Certains de ces restes sont incomplets, il manque le maxillaire inférieur à la plupart des têtes. Il note ainsi la présence du crâne de Moril Cherfa, «marabout des montagnes du Djurdjura, Algérie, mort à Alger le 16 décembre 1843». La note de Guyon dit : «Moril Cherfa, Kabyle de 25 à 28 ans, des montagnes du Djurdjura, fait prisonnier comme il parcourait le pays pour exciter la population à la guerre.»

Il y trouve le crâne de Mohamed ben Siar, Kabyle de la tribu des Issers, mort prisonnier de guerre à l’hôpital du Dey, le 13 juin 1837. Mais aussi le crâne de Chaâmba Monadhi, Arabe d’El Goléa, département d’Alger, provenant de la collection de Frédéric Weisgerber, qui pillait des tombes isolées avant de faire parvenir leur contenu au Muséum, inscrivant la mention suivante à propos de Chaâmba : «Cette tombe est située auprès d’un ancien cimetière dont j’ai rapporté deux squelettes complets, un vieillard et une jeune femme, et un crâne de femme avec ses cheveux, une clavicule et un humérus, et dont je fais hommage à la Société. Ces squelettes me paraissent appartenir aux Chaâmbas.»

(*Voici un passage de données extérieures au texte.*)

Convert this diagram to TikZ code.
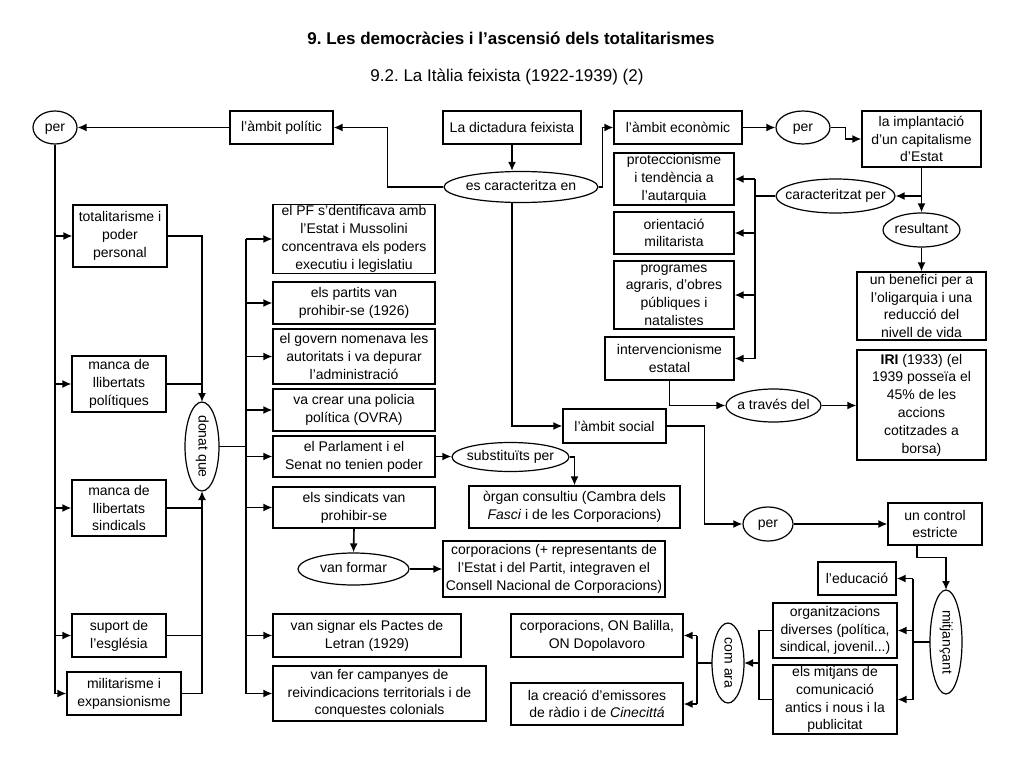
\documentclass[tikz,border=0pt]{standalone}
\usepackage{fontspec}
\setmainfont{Liberation Sans}
\usetikzlibrary{shapes.geometric,arrows.meta,calc}
\newcommand{\elltxt}[1]{\makebox[0pt]{#1}}
\frenchspacing
\begin{document}
\begin{tikzpicture}[x=1pt,y=-1pt,
 box/.style={draw,line width=1.2pt,inner sep=1pt,align=center,font=\fontsize{14}{17.8}\selectfont},
 oval/.style={draw,ellipse,line width=1.2pt,inner sep=0pt,text height=9pt,text depth=2pt,font=\fontsize{14}{17.8}\selectfont},
 ln/.style={line width=1.6pt},
 arr/.style={ln,-{Latex[length=9pt,width=8pt]}}]
\useasboundingbox (0,0) rectangle (1024,768);
\fill[white] (0,0) rectangle (1024,768);

\node[font=\bfseries\fontsize{17}{20}\selectfont] (title) at (511,38) {9. Les democràcies i l’ascensió dels totalitarismes};
\node[font=\fontsize{17}{20}\selectfont] (sub) at (507,77) {9.2. La Itàlia feixista (1922-1939) (2)};

% top row
\node[box,minimum width=103,minimum height=33] (pol) at (281.5,127.5) {l’àmbit polític};
\node[box,minimum width=138,minimum height=33] (dict) at (512,127.5) {La dictadura feixista};
\node[box,minimum width=128,minimum height=33] (econ) at (678,127.5) {l’àmbit econòmic};
\node[box,minimum width=119,minimum height=56] (impl) at (921.5,139) {la implantació\\d’un capitalisme\\d’Estat};

\node[oval,minimum width=44,minimum height=33] (perL) at (55,127.5) {\elltxt{per}};
\node[oval,minimum width=154,minimum height=31] (escar) at (521,187) {\elltxt{es caracteritza en}};
\node[oval,minimum width=54,minimum height=33] (perE) at (803,127.5) {\elltxt{per}};
\node[oval,minimum width=119,minimum height=34] (caract) at (835.5,196) {\elltxt{caracteritzat per}};
\node[oval,minimum width=77,minimum height=34] (result) at (921.5,230) {\elltxt{resultant}};

% economic column
\node[box,minimum width=120,minimum height=52] (prot) at (674,179) {proteccionisme\\i tendència a\\l’autarquia};
\node[box,minimum width=120,minimum height=42] (orient) at (674,233) {orientació\\militarista};
\node[box,minimum width=120,minimum height=68] (prog) at (674,295) {programes\\agraris, d’obres\\públiques i\\natalistes};
\node[box,minimum width=129,minimum height=43] (interv) at (669.5,358.5) {intervencionisme\\estatal};
\node[box,minimum width=129,minimum height=68] (benef) at (921.5,306) {un benefici per a\\l’oligarquia i una\\reducció del\\nivell de vida};
\node[box,minimum width=129,minimum height=110] (IRI) at (921.5,405) {\textbf{IRI} (1933) (el\\1939 posseïa el\\45\% de les\\accions\\cotitzades a\\borsa)};
\node[oval,minimum width=95,minimum height=33] (traves) at (773.5,405.5) {\elltxt{a través del}};

% social
\node[box,minimum width=103,minimum height=34] (social) at (614.5,426) {l’àmbit social};
\node[oval,minimum width=50,minimum height=34] (perS) at (768,524) {\elltxt{per}};
\node[box,minimum width=94,minimum height=42] (control) at (935,524) {un control\\estricte};
\node[oval,rotate=-90,minimum width=104,minimum height=32] (mitj) at (946,642) {\elltxt{mitjançant}};
\node[box,minimum width=78,minimum height=33] (educ) at (857,578.5) {l’educació};
\node[box,minimum width=124,minimum height=55] (organ) at (835,630.5) {organitzacions\\diverses (política,\\sindical, jovenil...)};
\node[box,minimum width=124,minimum height=69] (mitjans) at (835,699.5) {els mitjans de\\comunicació\\antics i nous i la\\publicitat};
\node[oval,rotate=-90,minimum width=80,minimum height=32] (comara) at (728,663) {\elltxt{com ara}};
\node[box,minimum width=172,minimum height=43] (corpON) at (597,635.5) {corporacions, ON Balilla,\\ON Dopolavoro};
\node[box,minimum width=172,minimum height=42] (creacio) at (597,704) {la creació d’emissores\\de ràdio i de \textit{Cinecittá}};

% political middle column
\node[box,minimum width=162,minimum height=68] (PF) at (354,239) {el PF s’dentificava amb\\l’Estat i Mussolini\\concentrava els poders\\executiu i legislatiu};
\node[box,minimum width=162,minimum height=42] (partits) at (354,303) {els partits van\\prohibir-se (1926)};
\node[box,minimum width=162,minimum height=55] (govern) at (354,356.5) {el govern nomenava les\\autoritats i va depurar\\l’administració};
\node[box,minimum width=162,minimum height=42] (crear) at (354,410) {va crear una policia\\política (OVRA)};
\node[box,minimum width=162,minimum height=41] (parl) at (354,456.5) {el Parlament i el\\Senat no tenien poder};
\node[box,minimum width=162,minimum height=41] (sind) at (354,507.5) {els sindicats van\\prohibir-se};
\node[box,minimum width=188,minimum height=43] (signar) at (367,635.5) {van signar els Pactes de\\Letran (1929)};
\node[box,minimum width=213,minimum height=55] (fer) at (379.5,693.5) {van fer campanyes de\\reivindicacions territorials i de\\conquestes colonials};
\node[oval,minimum width=117,minimum height=29] (subst) at (510.5,457) {\elltxt{substituïts per}};
\node[box,minimum width=211,minimum height=42] (oc) at (574.5,507) {òrgan consultiu (Cambra dels\\\textit{Fasci} i de les Corporacions)};
\node[oval,minimum width=111,minimum height=32] (vf) at (353.5,569) {\elltxt{van formar}};
\node[box,minimum width=222,minimum height=56] (corpPlus) at (554,569) {corporacions (+ representants de\\l’Estat i del Partit, integraven el\\Consell Nacional de Corporacions)};

% left column
\node[box,minimum width=94,minimum height=62] (total) at (120,236) {totalitarisme i\\poder\\personal};
\node[box,minimum width=94,minimum height=56] (mancaP) at (119,384) {manca de\\llibertats\\polítiques};
\node[box,minimum width=94,minimum height=56] (mancaS) at (119,508) {manca de\\llibertats\\sindicals};
\node[box,minimum width=94,minimum height=43] (suport) at (119,635.5) {suport de\\l’església};
\node[box,minimum width=114,minimum height=43] (milit) at (124,693.5) {militarisme i\\expansionisme};
\node[oval,rotate=-90,minimum width=89,minimum height=34] (donat) at (202,446.5) {\elltxt{donat que}};

% connectors top
\draw[arr] (dict.south) -- (dict.south |- escar.north);
\draw[arr] (escar.west) -- ++(-56,0) |- (pol.east);
\draw[arr] (escar.east) -- ++(4,0) |- (econ.west);
\draw[arr] (pol.west) -- (perL.east);
\draw[arr] (econ.east) -- (perE.west);
\draw[arr] (perE.east) -- ++(15,0) |- (impl.west);
\draw[arr] (impl.south) -- (result.north);
\coordinate (cr) at (impl.south |- caract.east);
\draw[arr] (cr) -- (caract.east);
\coordinate (cj) at (755,196);
\draw[ln] (caract.west) -- (cj);
\draw[ln] (cj |- prot.east) -- (cj |- interv.east);
\foreach \n in {prot,orient,prog,interv} \draw[arr] (cj |- \n.east) -- (\n.east);
\draw[arr] (result.south) -- (benef.north);
\draw[arr] (interv.south) |- (traves.west);
\draw[arr] (traves.east) -- (traves.east -| IRI.west);

% social
\draw[arr] (escar.south -| dict.south) |- (social.west);
\draw[arr] (social.east) -- ++(38,0) |- (perS.west);
\draw[arr] (perS.east) -- (control.west);
\draw[arr] ([xshift=-18pt]control.south) -- ++(0,12) -| ([yshift=52pt]mitj.center);
\coordinate (mj) at (913,642);
\draw[ln] ([xshift=-16pt]mitj.center) -- (mj);
\draw[ln] (mj |- educ.east) -- (mj |- mitjans.east);
\foreach \n in {educ,organ,mitjans} \draw[arr] (mj |- \n.east) -- (\n.east);
\coordinate (cj2) at (759,663);
\draw[ln] (organ.west) -- (organ.west -| cj2) -- (mitjans.west -| cj2) -- (mitjans.west);
\draw[arr] (cj2) -- ([xshift=16pt]comara.center);
\coordinate (cj3) at (697,663);
\draw[ln] ([xshift=-16pt]comara.center) -- (cj3);
\draw[ln] (cj3 |- corpON.east) -- (cj3 |- creacio.east);
\foreach \n in {corpON,creacio} \draw[arr] (cj3 |- \n.east) -- (\n.east);

% left
\draw[ln] (perL.south) -- (perL.south |- milit.west);
\foreach \n in {total,mancaP,mancaS,suport,milit} \draw[arr] (perL.south |- \n.west) -- (\n.west);
\draw[arr] (total.east) -| ([yshift=44.5pt]donat.center);
\draw[ln] (mancaP.east) -- (mancaP.east -| donat.center);
\draw[arr] (milit.east) -| ([yshift=-44.5pt]donat.center);
\draw[ln] (suport.east) -- (suport.east -| donat.center);
\draw[ln] (mancaS.east) -- (mancaS.east -| donat.center);

% middle
\coordinate (dj) at (246,446.5);
\draw[ln] ([xshift=17pt]donat.center) -- (dj);
\draw[ln] (dj |- PF.west) -- (dj |- fer.west);
\foreach \n in {PF,partits,govern,crear,parl,sind,signar,fer} \draw[arr] (dj |- \n.west) -- (\n.west);
\draw[arr] (parl.east) -- (parl.east -| subst.west);
\draw[arr] (subst.east) -| (oc.north);
\draw[arr] (sind.south) -- (vf.north);
\draw[arr] (vf.east) -- (corpPlus.west);
\end{tikzpicture}
\end{document}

Farid Belkadi relève également la présence d’une tête d’une petite Algérienne, âgée de 7 ans, de même que celles de deux autres indigènes qui ont fait le voyage à Paris dans un baril usagé, où avaient été placés une tête de poule et le cadavre d’une tortue morte.

Il note, par ailleurs, la présence d’une tête anonyme d’un Algérien conservée par le mercure et la dessiccation solaire, don de M. Périer à la Société d’anthropologie de Paris, portant la mention suivante : «Voici maintenant une tête arabe, celle d’un jeune guerrier de la tribu des Hadjout, coupée aux environs d’Alger le 7 mars 1839. J’étais alors chirurgien du bureau arabe d’Alger et je dois dire comment cette tête vint en ma possession. Les Hadjout, tribu révoltée, faisaient des incursions jusque dans la Mitidja, et terrifiaient toute la contrée.

Nos gendarmes maures (cavalerie du bureau arabe) étaient sans cesse en campagne dans le but de surprendre ces redoutables maraudeurs, et quand il y avait des rencontres, malheur aux vaincus. Un jour, ils coupèrent trois têtes, qu’ils rapportèrent dans un sac. J’en demandai une au directeur des affaires arabes, le commandant Pélissier, et, voulant la conserver, je résolus de la dessécher en la momifiant.»

D’autres crânes conservent encore leur mystère, tels que cette tête d’une femme portant l’inscription : «Sorcière de Blida. Donnée par le Dr Caffe (1854), Algérie.»

Vendredi dernier, l’Etat algérien a rapatrié les restes mortuaires de 24 résistants algériens, dont six chefs à la résistance populaire contre l’occupation française. Il s’agit notamment de la tête momifiée de Aissa Al Hamadi, compagnon de Cherif Boubaghla, le crâne de Cherif Boubaghla, dit le borgne, celui de Bouziane, chef de la révolte de l’oasis des Zaâtchas, le crâne de Si Moussa, compagnon de Bouziane, celui de Cherif Boukdida, dit Bouamar Ben Kdida, le crâne de Mokhtar Ben Kouider Al Titraoui ainsi que 11 autres crânes de résistants algériens, dont le crâne de Saïd, un marabout décapité en 1841 à Bab Elloum, Alger-Centre, le crâne non identifié d’une personne décapitée en 1841, celui de Amar Bensliman, Alger-Centre, le crâne de Mohamed Ben El Hadj, âgé entre 17 et 18 ans, de la grande tribu de Beni Menacer, celui de Belkacem Ben Mohamed El Djenadi, le crâne de Ali Khelifa Ben Mohamed, 26 ans, décédé à Alger le 31 décembre 1838.

Le communiqué officiel mentionne le fait que neuf autres crânes de résistants n’ont pas pu être identifiés, à l’heure actuelle, par le comité scientifique qui poursuit, néanmoins, son travail en vue de leur identification. Il est à noter que le musée de l’Homme à Paris conserve approximativement 30 000 restes humains, dont des crânes originaires de plusieurs parties du monde, groupés par milliers, par nationalité, dans des armoires métalliques, dont les sûretés sont cryptées.